Famous writers
Mary Shelley

From earliest childhood Mary Shelley was under the personal influence of the literary great of her time. Lamb was a frequent visitor at her fathers’s house. Coleridge came and read in his hypnotically persuasive voice from “The Ancient Mariner”.
William Godwin, Mary’s father, was born in a conservative family. Early in life he showed an interest in religion and as a young man was a minister. He did not remain long in his profession. A volume of sermons, followed by some serious philosophical writings of respect in the literary world.
Godwin married Mary Wollstonecraft, who was herself a writer of no mean ability. Her book, “Vindication of the Rights of Women”, calling for equality of education and opportunity in the commercial world for her sex, brought fame.
Mary Shelley was born on the 30th of August 1797. Her mother dies ten days later. Perhaps much of the sorrow of Mary’s life would been avoided had her liberally minded and strong-willed mother survived.
Godwin struggled to care for Mary and her older half-sister, but feared that his bachelor home was not the proper surroundings. A few years after the death of his first wife, he remarried. This second marriage does not seem to have been fortunate, for his wife had no understanding of the theories and philosophies of Godwin and his associates. Poor financial circumstances only served to place an extra strain upon the family.

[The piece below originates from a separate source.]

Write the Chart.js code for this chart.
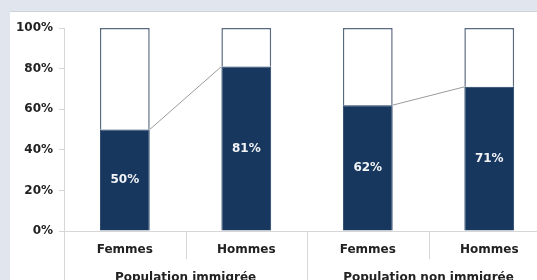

At the age of 17, Mary eloped with Percy Bysshe Shelley to Switzerland. It was on this trip that she undertook her first serious literary venture, a travel-book of the journey.
Shelley, though in line to inherit a baronetcy, had little money. He was an almost unknown poet (Shelley never became popular until long after this death). His family supplied a small allowance, but Shelley was for years on the verge of bankruptcy, mainly due to loans he secured for Godwin’s publishing business. Godwin, though borrowing money through Shelley, never forgave him for eloping with Mary.
Shelley’s family regarded him as a black-sheep. His anti-religious writings soon brought him into disfavor in England. Seeking more pleasant surroundings, the young couple went to Italy. It was here, while visiting with Byron, that the idea for Frankenstein was born.
A discussion of Darwin’s experiments, then conjectures on the possibility of restoring life to dead bodies appealed to Mary Shelley’s fertile imagination. A nightmare on the subject convinced her that this was material for a novel that would terrify the reader.
It was not until sometime later that the novel was completed and published. It brought almost immediate fame. Though she wrote several other novels, all of them well-received by the public at that time, only Frankenstein had stood the test of time.
Shelley died in a boat wreck off the Italian coast in 1822 and Mary made her way back to England. Poverty followed her almost to her grave. Shelley’s family settled a small pension on her. In 1844 the family title and estate passed on to her son, Percy Florence, the only one of her children who survived.
Mary Shelley died quietly on the 21st of February 1851 at the age fifty-three.